The card image comes from an April 3, 1997 Mets-Padres game. Gilkey was on second base. Todd Hundley lined out to center, and Gilkey advanced, sliding in just under the tag.
Here’s the slide from a different view.
When I think of my favorite Ken Caminiti cards, this Denny’s card inevitably comes to mind. It’s not valuable or all that flashy, but it captures a moment when Ken was still on the mend following his off-season shoulder surgery after his gutsy 1996 MVP season.
Ken probably shouldn’t have even been playing — a common theme as he battled injuries. But there he was, back in the lineup to start the season, back on the field faster than anyone could have imagined.
1997 Donruss Limited Exposure
Donruss Limited was complicated and confusing (a common theme for Donruss and Pinnacle products from his era).
The product was broken into four different subsets: Counterparts, Double Team, Star Factor, and Unlimited. And each card had a Limited Exposure parallel version that was limited to 40 copies (a number of additional cards were said to be backdoored).

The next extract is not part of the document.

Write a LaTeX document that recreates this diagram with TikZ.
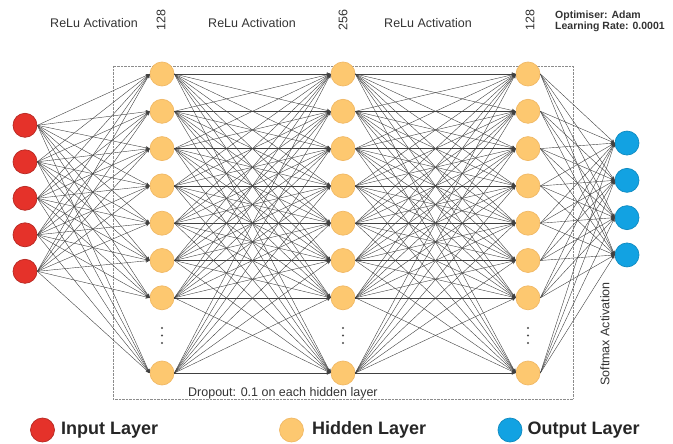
\documentclass[tikz,border=0pt]{standalone}
\usepackage{fontspec}
\setmainfont{Liberation Sans}
\usetikzlibrary{arrows.meta,positioning}

\definecolor{inred}{HTML}{E5322A}
\definecolor{hidorange}{HTML}{FDC870}
\definecolor{outblue}{HTML}{12A2E2}

\tikzset{
	neuron/.style={circle, minimum size=24pt, inner sep=0pt, line width=0.7pt},
	inneuron/.style={neuron, fill=inred, draw=inred!80!black},
	hidneuron/.style={neuron, fill=hidorange, draw=hidorange!80!brown},
	outneuron/.style={neuron, fill=outblue, draw=outblue!85!black},
	conn/.style={black!75, line width=0.4pt, -{Stealth[length=4pt,width=3.5pt]}},
	lbl/.style={text=black!80, inner sep=1pt, font=\fontsize{12.5}{14}\selectfont},
	leg/.style={text=black!85, inner sep=1pt, font=\bfseries\fontsize{18}{20}\selectfont},
}

\begin{document}
\begin{tikzpicture}[x=1pt,y=-1pt]
	\useasboundingbox (0,0) rectangle (673,444);
	% dropout box
	\draw [black!45, densely dotted] (113,66) rectangle (573,399);

	% input layer
	\foreach \i in {1,...,5}
		\node [inneuron] (in-\i) at (25,{198.3+36.5*(\i-3)}) {};

	% hidden layers
	\foreach \l/\x in {1/162, 2/343, 3/528} {
		\foreach \i in {1,...,7}
			\node [hidneuron] (h\l-\i) at (\x,{74+37.3*(\i-1)}) {};
		\node [hidneuron] (h\l-8) at (\x,373) {};
		\foreach \k in {328,335.5,343}
			\fill [black!70] (\x,\k) circle [radius=1.1];
	}

	% output layer
	\foreach \i in {1,...,4}
		\node [outneuron] (out-\i) at (627,{199+37.3*(\i-2.5)}) {};

	% connections
	\foreach \i in {1,...,5}
		\foreach \j in {1,...,8}
			\draw [conn] (in-\i.east) -- (h1-\j.west);
	\foreach \i in {1,...,8}
		\foreach \j in {1,...,8} {
			\draw [conn] (h1-\i.east) -- (h2-\j.west);
			\draw [conn] (h2-\i.east) -- (h3-\j.west);
		}
	\foreach \i in {1,...,8}
		\foreach \j in {1,...,4}
			\draw [conn] (h3-\i.east) -- (out-\j.west);

	% labels
	\node [lbl] (act-1) at (94,23) {ReLu Activation};
	\node [lbl] (act-2) at (252,23) {ReLu Activation};
	\node [lbl] (act-3) at (428,23) {ReLu Activation};
	\node [lbl, rotate=90] (size-1) at (161,20) {128};
	\node [lbl, rotate=90] (size-2) at (343,20) {256};
	\node [lbl, rotate=90] (size-3) at (530,20) {128};
	\node [lbl, anchor=west, align=left, font=\bfseries\fontsize{10.5}{11}\selectfont] (optim) at (554,21) {Optimiser: Adam\\Learning Rate: 0.0001};
	\node [lbl, anchor=base west] (dropout) at (187,396) {Dropout: 0.1 on each hidden layer};
	\node [lbl, rotate=90] (softmax) at (605,334) {Softmax Activation};

	% legend
	\node [inneuron] (key-in) at (42.5,430) {};
	\node [leg, right=5pt of key-in] (key-in-text) {Input Layer};
	\node [hidneuron] (key-hid) at (291.5,430) {};
	\node [leg, right=7pt of key-hid] (key-hid-text) {Hidden Layer};
	\node [outneuron] (key-out) at (510,430) {};
	\node [leg, right=4pt of key-out] (key-out-text) {Output Layer};
\end{tikzpicture}
\end{document}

Even with all of those issues, this card in hand is awesome. The spiral design radiates behind Ken's image, and the rainbow chromium stock seems to always catch the light in just the right way.
The card front shows Ken on defense, while the similarly designed card back shows him slugging, the perfect reflection of his dual success with the glove and bat. On the card's reverse in the top right corner is the words "limited exposure."
1988 Starting Lineup
Starting Lineup usually makes you think of the plastic figurines — and Ken had two of those during his career — but in 1988, Parker Brothers released a tabletop electronic game, Starting Lineup Talking Baseball, that relied on player cards.
Ken’s card shows him wearing a black hat and set against a yellow baseball diamond background. The depiction bears an uncanny similarity to another of his cards that year, 1988 Fleer.
The MLBPA-licensed cards are square, measuring 2 5/8″x 3″ — an odd size for baseball cards. Some of the cards feature photos, while the cards released in expansion packs like Ken’s show artistic depictions.